# 5 months



## krisk (Oct 11, 2010)

This weekend I took Molly over to see her breeder this weekend, she wanted some help getting new shots of the three pups still around (at 5 months). Molly (I co-own with her), Blake (her keeper) and Snitch (who was at her brothers, but is back now).

First is Snitch (known as Snitch the Bitch), Not bad for not being stacked since she was 8 weeks old.









She also wanted to try movement shots. Considering again that Snitch has never been "gaited", she did pretty good. She REALLY wanted that ball.









Next Blake (The big slug), he is so laid back and lazy. He also is a very big boy. He really doesn't like stacking, sorry for the quality of photo.









Blake on the move, no matter what we tried he would not double. Anyone have any suggestions (or what is your method).









And finally Miss Molly. She is getting really good at her stacking.


















Molly also didn't want to double, except for me...but I had no one else to run her. The breeder's husband is just learning the ins and outs of GSD handling.

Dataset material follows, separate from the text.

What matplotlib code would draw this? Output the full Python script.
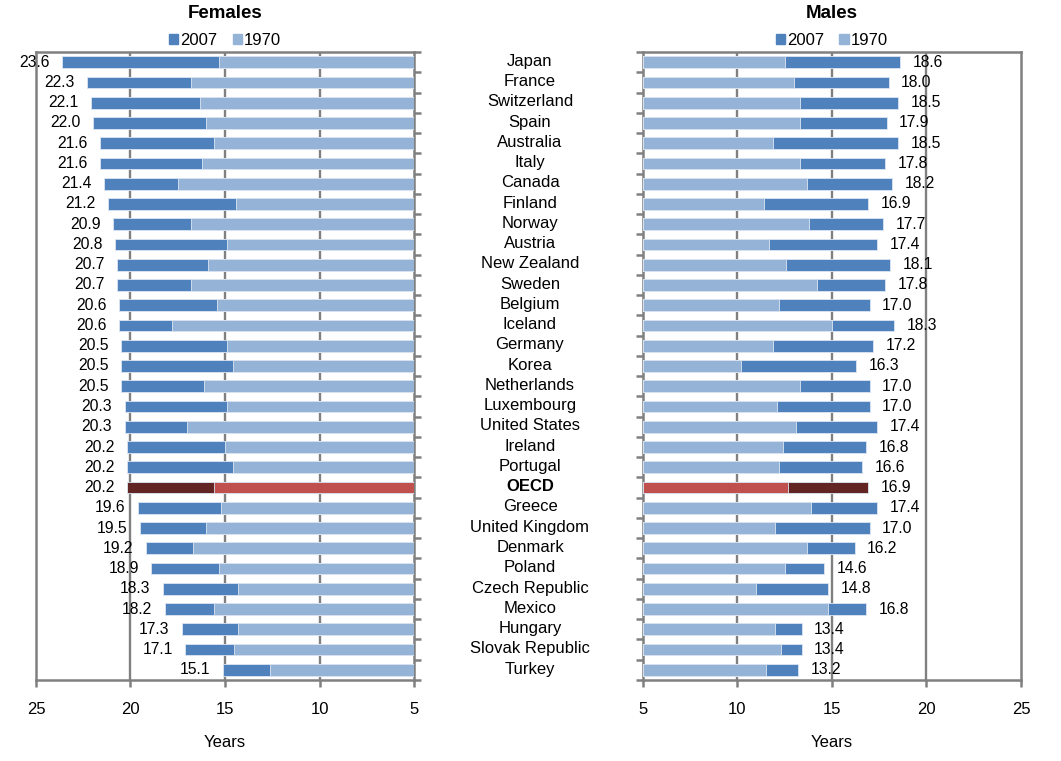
import numpy as np
import matplotlib
matplotlib.use("Agg")
import matplotlib.pyplot as plt
import matplotlib.transforms as mtransforms
from matplotlib.patches import Patch

plt.rcParams['font.family'] = ['Liberation Sans', 'DejaVu Sans']

countries = ["Japan", "France", "Switzerland", "Spain", "Australia", "Italy", "Canada",
             "Finland", "Norway", "Austria", "New Zealand", "Sweden", "Belgium", "Iceland",
             "Germany", "Korea", "Netherlands", "Luxembourg", "United States", "Ireland",
             "Portugal", "OECD", "Greece", "United Kingdom", "Denmark", "Poland",
             "Czech Republic", "Mexico", "Hungary", "Slovak Republic", "Turkey"]

fem_2007 = [23.6, 22.3, 22.1, 22.0, 21.6, 21.6, 21.4, 21.2, 20.9, 20.8, 20.7, 20.7, 20.6,
            20.6, 20.5, 20.5, 20.5, 20.3, 20.3, 20.2, 20.2, 20.2, 19.6, 19.5, 19.2, 18.9,
            18.3, 18.2, 17.3, 17.1, 15.1]
fem_1970 = [15.3, 16.8, 16.3, 16.0, 15.6, 16.2, 17.5, 14.4, 16.8, 14.9, 15.9, 16.8, 15.4,
            17.8, 14.9, 14.6, 16.1, 14.9, 17.0, 15.0, 14.6, 15.6, 15.2, 16.0, 16.7, 15.3,
            14.3, 15.6, 14.3, 14.5, 12.6]

male_2007 = [18.6, 18.0, 18.5, 17.9, 18.5, 17.8, 18.2, 16.9, 17.7, 17.4, 18.1, 17.8, 17.0,
             18.3, 17.2, 16.3, 17.0, 17.0, 17.4, 16.8, 16.6, 16.9, 17.4, 17.0, 16.2, 14.6,
             14.8, 16.8, 13.4, 13.4, 13.2]
male_1970 = [12.5, 13.0, 13.3, 13.3, 11.9, 13.3, 13.7, 11.4, 13.8, 11.7, 12.6, 14.2, 12.2,
             15.0, 11.9, 10.2, 13.3, 12.1, 13.1, 12.4, 12.2, 12.7, 13.9, 12.0, 13.7, 12.5,
             11.0, 14.8, 12.0, 12.3, 11.5]

C07, C70 = "#4F81BD", "#95B3D7"
O07, O70 = "#632523", "#C0504D"
GREY = "#808080"
BASE = 5

n = len(countries)
y = np.arange(n)

fig = plt.figure(figsize=(10.61, 7.61), dpi=100)
ax_f = fig.add_axes([36 / 1061, 1 - 680 / 761, 378 / 1061, 628 / 761])
ax_m = fig.add_axes([642.7 / 1061, 1 - 680 / 761, 378.3 / 1061, 628 / 761])


def draw(ax, v07, v70, side):
    c07 = [O07 if c == "OECD" else C07 for c in countries]
    c70 = [O70 if c == "OECD" else C70 for c in countries]
    ax.barh(y, np.array(v07) - BASE, left=BASE, height=0.58, color=c07,
            edgecolor="#DCE6F2", linewidth=0.6, zorder=3)
    ax.barh(y, np.array(v70) - BASE, left=BASE, height=0.58, color=c70,
            edgecolor="#DCE6F2", linewidth=0.6, zorder=4)
    for yi, v in zip(y, v07):
        off = -9 if side == "left" else 9
        ax.annotate(f"{v:.1f}", (v, yi), xytext=(off, 0), textcoords="offset points",
                    ha="right" if side == "left" else "left", va="center",
                    fontsize=11.3, zorder=6, annotation_clip=False)
    ax.set_ylim(n - 0.5, -0.5)
    ax.set_xticks([5, 10, 15, 20, 25])
    ax.set_xticklabels(["5", "10", "15", "20", "25"], fontsize=12)
    ax.tick_params(axis="x", direction="out", length=5, width=1.8, color=GREY, pad=11)
    ax.set_yticks(np.arange(n + 1) - 0.5)
    ax.set_yticklabels([])
    ax.tick_params(axis="y", direction="out", length=5, width=1.8, color=GREY)
    for s in ax.spines.values():
        s.set_color(GREY)
        s.set_linewidth(1.8)
    for gx in [10, 15, 20]:
        ax.axvline(gx, color=GREY, linewidth=1.7, zorder=1)
    ax.set_xlabel("Years", fontsize=12, labelpad=13)
    ax.legend(handles=[Patch(color=C07, label="2007"), Patch(color=C70, label="1970")],
              loc="lower center", bbox_to_anchor=(0.5, 0.996), ncol=2, frameon=False,
              fontsize=12, handlelength=0.55, handleheight=0.55, handletextpad=0.15,
              columnspacing=0.9, borderaxespad=0.0)


draw(ax_f, fem_2007, fem_1970, "left")
ax_f.set_xlim(25, 5)
ax_f.yaxis.tick_right()
ax_f.set_title("Females", fontsize=13.5, fontweight="bold", pad=24.5)

draw(ax_m, male_2007, male_1970, "right")
ax_m.set_xlim(5, 25)
ax_m.yaxis.tick_left()
ax_m.set_title("Males", fontsize=13.5, fontweight="bold", pad=24.5)

# country names sit in the gap between the two panels
trans = mtransforms.blended_transform_factory(fig.transFigure, ax_f.transData)
for yi, c in zip(y, countries):
    fig.text(530 / 1061, yi - 0.04, c, transform=trans, ha="center", va="center",
             fontsize=12, fontweight="bold" if c == "OECD" else "normal")

fig.savefig("out.png", dpi=100)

And a reversed self stack.









krisk

and just an add on...Kenna and Molly...bye.


----------



## GsdLoverr729 (Jun 20, 2010)

Great pictures! Those are some really nice-looking pups


----------



## lorihd (Nov 30, 2011)

hey, great pictures and the dogs a beautiful


----------



## mosul210 (Mar 23, 2012)

Great looking girl and good form


----------



## Falkosmom (Jul 27, 2011)

Beautiful pups! I love that last picture.


----------



## Liesje (Mar 4, 2007)

Very nice! I think Molly is my favorite. LOVE their color!


----------



## FG167 (Sep 22, 2010)

Lovely!


----------



## PaddyD (Jul 22, 2010)

I like those nice straight backs. Great colors.


----------



## CMorton (Oct 28, 2000)

nice dogs!


----------